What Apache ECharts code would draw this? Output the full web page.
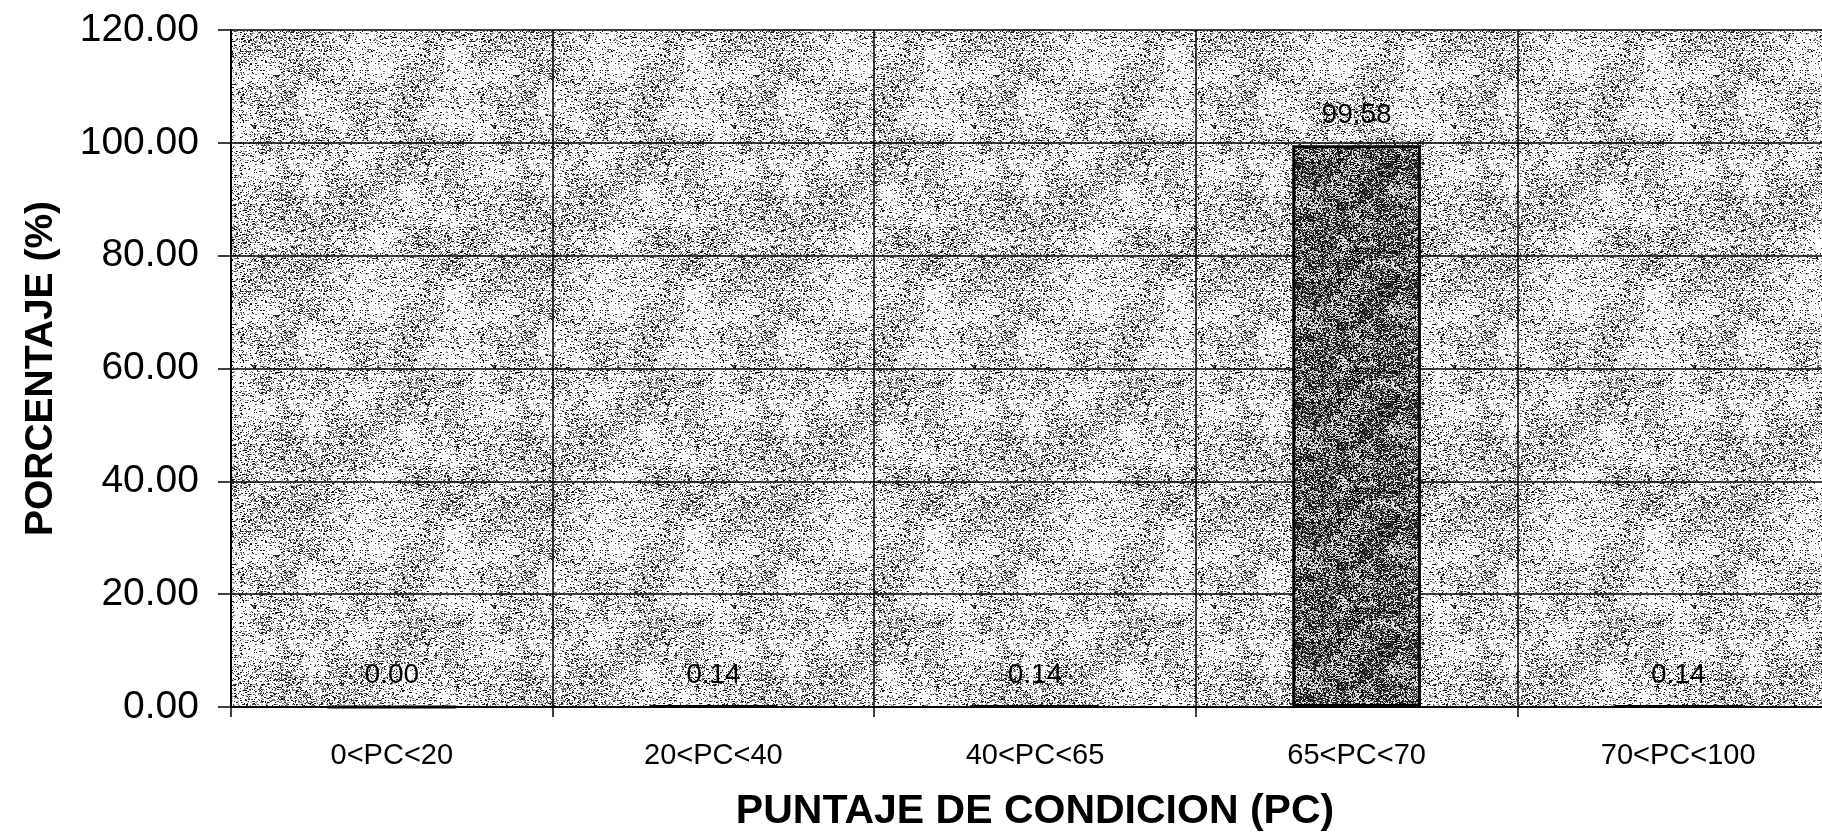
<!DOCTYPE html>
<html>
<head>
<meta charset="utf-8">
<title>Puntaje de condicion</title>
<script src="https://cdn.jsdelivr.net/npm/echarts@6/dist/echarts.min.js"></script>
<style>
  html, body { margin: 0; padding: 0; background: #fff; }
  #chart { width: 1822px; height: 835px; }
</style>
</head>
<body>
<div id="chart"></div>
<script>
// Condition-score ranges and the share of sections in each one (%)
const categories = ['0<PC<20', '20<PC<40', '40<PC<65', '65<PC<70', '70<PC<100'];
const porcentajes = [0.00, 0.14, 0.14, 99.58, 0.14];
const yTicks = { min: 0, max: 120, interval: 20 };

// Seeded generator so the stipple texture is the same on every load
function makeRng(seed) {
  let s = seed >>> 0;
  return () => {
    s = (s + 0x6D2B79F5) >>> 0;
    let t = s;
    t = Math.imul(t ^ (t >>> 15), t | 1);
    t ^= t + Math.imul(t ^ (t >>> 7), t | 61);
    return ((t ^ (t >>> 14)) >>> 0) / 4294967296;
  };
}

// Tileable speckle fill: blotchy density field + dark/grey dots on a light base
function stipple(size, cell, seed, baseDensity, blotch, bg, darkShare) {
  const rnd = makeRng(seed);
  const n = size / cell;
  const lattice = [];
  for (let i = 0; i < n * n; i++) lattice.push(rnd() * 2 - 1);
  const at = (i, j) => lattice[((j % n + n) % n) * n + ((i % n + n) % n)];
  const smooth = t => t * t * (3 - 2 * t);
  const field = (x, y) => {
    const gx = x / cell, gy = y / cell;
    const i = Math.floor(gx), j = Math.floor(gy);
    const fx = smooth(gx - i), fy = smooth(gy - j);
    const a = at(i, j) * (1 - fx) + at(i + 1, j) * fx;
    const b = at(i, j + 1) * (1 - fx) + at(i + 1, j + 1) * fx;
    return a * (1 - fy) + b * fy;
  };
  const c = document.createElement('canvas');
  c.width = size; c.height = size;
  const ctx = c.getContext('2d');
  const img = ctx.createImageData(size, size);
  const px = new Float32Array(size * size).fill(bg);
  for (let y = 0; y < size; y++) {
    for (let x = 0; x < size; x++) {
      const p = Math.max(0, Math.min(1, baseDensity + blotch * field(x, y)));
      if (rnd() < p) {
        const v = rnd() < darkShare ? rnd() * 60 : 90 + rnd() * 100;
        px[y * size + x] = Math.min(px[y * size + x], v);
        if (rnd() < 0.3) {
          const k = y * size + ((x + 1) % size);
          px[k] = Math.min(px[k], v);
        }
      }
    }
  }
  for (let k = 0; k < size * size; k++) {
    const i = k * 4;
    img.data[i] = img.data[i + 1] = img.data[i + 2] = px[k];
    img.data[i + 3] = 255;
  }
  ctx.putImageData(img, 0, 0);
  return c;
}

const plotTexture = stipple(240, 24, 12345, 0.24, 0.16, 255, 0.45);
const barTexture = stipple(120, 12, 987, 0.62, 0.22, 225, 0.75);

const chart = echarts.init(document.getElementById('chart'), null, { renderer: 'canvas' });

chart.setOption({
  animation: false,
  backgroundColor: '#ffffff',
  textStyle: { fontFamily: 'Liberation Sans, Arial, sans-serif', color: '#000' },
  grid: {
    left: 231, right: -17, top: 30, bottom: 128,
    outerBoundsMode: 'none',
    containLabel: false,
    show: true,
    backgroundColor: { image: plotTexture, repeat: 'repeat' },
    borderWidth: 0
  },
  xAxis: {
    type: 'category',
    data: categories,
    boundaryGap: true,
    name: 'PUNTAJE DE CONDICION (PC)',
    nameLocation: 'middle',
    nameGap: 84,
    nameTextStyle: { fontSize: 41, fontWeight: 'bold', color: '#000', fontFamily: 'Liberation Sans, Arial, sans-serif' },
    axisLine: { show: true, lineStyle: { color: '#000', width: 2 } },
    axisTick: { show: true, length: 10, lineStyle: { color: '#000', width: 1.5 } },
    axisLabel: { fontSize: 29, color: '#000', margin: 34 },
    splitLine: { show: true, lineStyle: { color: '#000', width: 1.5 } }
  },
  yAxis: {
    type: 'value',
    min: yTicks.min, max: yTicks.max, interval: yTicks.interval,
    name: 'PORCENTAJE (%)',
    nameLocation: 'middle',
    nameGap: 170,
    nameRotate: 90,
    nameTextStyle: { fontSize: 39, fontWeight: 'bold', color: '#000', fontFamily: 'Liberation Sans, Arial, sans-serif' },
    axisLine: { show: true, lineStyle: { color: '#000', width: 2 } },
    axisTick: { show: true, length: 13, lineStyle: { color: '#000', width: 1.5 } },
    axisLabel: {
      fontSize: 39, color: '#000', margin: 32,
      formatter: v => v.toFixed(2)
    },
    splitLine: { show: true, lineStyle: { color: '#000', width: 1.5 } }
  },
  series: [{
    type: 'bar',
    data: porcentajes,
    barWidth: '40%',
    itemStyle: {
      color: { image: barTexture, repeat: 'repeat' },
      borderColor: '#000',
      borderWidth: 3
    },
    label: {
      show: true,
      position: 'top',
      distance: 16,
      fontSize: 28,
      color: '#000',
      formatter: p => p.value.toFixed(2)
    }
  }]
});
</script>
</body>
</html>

------------------------------------------------------------

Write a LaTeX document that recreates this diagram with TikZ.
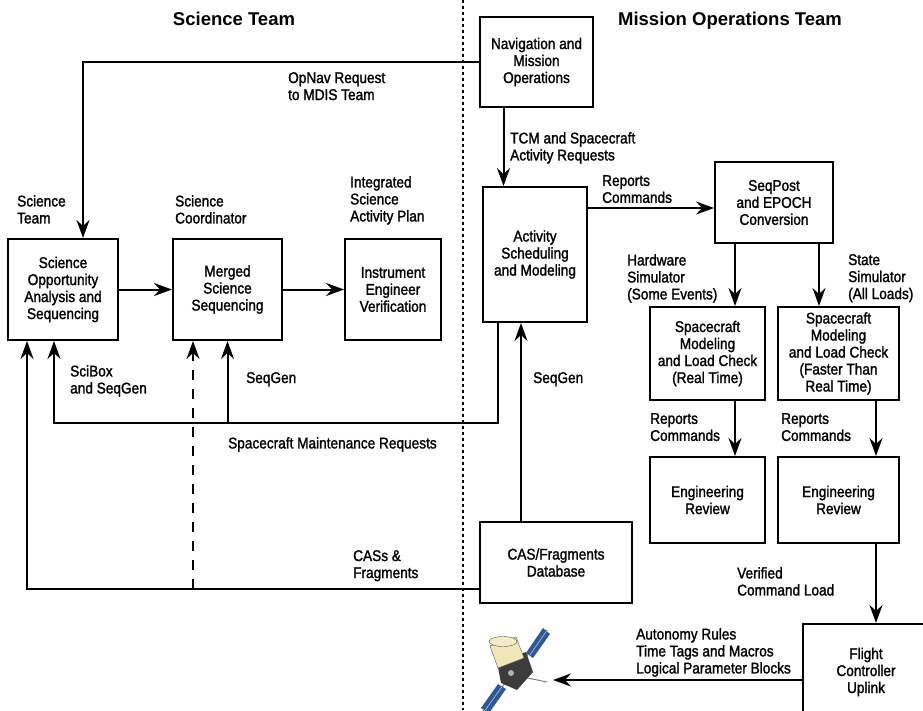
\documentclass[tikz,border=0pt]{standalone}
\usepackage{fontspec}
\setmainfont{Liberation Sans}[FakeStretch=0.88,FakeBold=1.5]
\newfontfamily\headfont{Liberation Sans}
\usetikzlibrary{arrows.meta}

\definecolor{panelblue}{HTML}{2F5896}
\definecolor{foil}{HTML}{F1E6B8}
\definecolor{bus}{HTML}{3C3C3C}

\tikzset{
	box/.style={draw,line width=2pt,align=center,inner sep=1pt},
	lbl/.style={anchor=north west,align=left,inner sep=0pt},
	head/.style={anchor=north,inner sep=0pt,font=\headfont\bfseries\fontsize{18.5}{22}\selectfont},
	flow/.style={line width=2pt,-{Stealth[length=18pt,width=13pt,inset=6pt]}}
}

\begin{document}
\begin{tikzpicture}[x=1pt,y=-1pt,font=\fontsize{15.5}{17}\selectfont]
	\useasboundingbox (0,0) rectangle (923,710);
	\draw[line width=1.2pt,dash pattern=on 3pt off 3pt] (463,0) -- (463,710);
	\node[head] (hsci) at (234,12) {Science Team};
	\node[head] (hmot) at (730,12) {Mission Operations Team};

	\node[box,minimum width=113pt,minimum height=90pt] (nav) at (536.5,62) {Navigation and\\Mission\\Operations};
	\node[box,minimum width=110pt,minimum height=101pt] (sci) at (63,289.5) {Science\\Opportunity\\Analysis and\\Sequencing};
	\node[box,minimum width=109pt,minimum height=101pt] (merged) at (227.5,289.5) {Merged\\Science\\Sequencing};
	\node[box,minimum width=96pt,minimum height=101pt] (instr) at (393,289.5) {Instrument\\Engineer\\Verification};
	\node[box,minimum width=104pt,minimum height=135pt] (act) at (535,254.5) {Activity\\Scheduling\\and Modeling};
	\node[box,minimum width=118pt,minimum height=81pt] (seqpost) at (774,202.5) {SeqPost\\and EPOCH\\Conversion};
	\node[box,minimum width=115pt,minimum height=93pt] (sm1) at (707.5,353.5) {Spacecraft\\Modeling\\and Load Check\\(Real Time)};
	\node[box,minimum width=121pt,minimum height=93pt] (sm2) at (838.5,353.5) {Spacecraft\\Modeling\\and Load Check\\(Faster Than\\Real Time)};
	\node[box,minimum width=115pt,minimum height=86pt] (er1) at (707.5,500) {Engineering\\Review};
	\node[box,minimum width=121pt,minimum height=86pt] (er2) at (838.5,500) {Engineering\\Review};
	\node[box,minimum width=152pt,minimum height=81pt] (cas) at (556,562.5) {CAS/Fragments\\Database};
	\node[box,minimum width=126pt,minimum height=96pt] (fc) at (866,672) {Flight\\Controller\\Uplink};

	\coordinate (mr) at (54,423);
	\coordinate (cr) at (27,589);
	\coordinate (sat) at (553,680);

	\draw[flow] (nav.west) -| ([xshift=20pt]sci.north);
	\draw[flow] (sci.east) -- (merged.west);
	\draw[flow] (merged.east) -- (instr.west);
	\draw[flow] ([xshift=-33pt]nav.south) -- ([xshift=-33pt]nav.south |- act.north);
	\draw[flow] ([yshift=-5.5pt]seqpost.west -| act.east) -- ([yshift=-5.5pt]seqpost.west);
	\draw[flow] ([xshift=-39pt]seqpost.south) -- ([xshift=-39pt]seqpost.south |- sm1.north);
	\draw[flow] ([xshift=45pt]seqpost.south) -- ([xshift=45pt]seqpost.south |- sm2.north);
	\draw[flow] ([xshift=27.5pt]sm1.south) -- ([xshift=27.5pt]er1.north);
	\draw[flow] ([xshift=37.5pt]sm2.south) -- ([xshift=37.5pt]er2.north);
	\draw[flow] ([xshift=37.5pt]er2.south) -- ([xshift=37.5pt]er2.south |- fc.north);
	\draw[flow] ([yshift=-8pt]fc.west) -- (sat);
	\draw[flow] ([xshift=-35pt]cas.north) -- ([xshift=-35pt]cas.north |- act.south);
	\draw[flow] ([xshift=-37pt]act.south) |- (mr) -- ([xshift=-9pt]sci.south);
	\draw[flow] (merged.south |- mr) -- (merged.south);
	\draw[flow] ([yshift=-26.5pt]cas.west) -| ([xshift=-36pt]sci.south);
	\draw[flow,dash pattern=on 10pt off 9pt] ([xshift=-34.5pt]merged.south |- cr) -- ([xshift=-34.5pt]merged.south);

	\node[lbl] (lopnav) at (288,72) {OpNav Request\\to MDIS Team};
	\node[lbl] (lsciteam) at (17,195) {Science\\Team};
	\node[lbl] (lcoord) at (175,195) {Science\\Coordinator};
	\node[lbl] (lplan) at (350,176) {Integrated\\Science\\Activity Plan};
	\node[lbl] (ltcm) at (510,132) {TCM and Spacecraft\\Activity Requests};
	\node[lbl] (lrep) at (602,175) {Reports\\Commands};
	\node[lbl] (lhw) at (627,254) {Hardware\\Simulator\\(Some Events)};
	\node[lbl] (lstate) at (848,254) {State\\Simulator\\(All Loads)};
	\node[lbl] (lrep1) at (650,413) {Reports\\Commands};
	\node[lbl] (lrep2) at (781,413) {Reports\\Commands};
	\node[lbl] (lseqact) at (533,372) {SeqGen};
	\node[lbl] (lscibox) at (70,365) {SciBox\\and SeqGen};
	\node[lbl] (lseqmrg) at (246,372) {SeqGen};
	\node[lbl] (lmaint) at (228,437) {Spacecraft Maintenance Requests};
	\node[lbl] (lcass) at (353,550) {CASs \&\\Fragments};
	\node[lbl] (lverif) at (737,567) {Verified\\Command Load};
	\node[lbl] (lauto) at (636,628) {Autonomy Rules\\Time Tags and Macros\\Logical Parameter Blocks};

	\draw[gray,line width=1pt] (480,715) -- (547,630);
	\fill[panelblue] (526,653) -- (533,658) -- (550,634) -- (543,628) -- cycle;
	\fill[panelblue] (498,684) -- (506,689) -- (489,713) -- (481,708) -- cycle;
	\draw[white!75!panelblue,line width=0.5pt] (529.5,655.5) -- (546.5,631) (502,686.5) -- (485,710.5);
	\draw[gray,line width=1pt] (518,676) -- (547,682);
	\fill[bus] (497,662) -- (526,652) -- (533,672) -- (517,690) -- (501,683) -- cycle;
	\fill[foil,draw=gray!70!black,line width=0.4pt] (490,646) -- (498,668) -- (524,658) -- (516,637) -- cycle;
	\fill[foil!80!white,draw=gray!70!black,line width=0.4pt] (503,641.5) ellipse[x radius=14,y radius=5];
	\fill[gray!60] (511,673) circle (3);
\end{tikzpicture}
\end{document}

------------------------------------------------------------

Exercise instructions: Copy only what runs above from the line containing "What Apache ECharts" through the line containing "120, interval: 20", exactly. Leave out the pictures.

The response:
What Apache ECharts code would draw this? Output the full web page.
<!DOCTYPE html>
<html>
<head>
<meta charset="utf-8">
<title>Puntaje de condicion</title>
<script src="https://cdn.jsdelivr.net/npm/echarts@6/dist/echarts.min.js"></script>
<style>
  html, body { margin: 0; padding: 0; background: #fff; }
  #chart { width: 1822px; height: 835px; }
</style>
</head>
<body>
<div id="chart"></div>
<script>
// Condition-score ranges and the share of sections in each one (%)
const categories = ['0<PC<20', '20<PC<40', '40<PC<65', '65<PC<70', '70<PC<100'];
const porcentajes = [0.00, 0.14, 0.14, 99.58, 0.14];
const yTicks = { min: 0, max: 120, interval: 20 };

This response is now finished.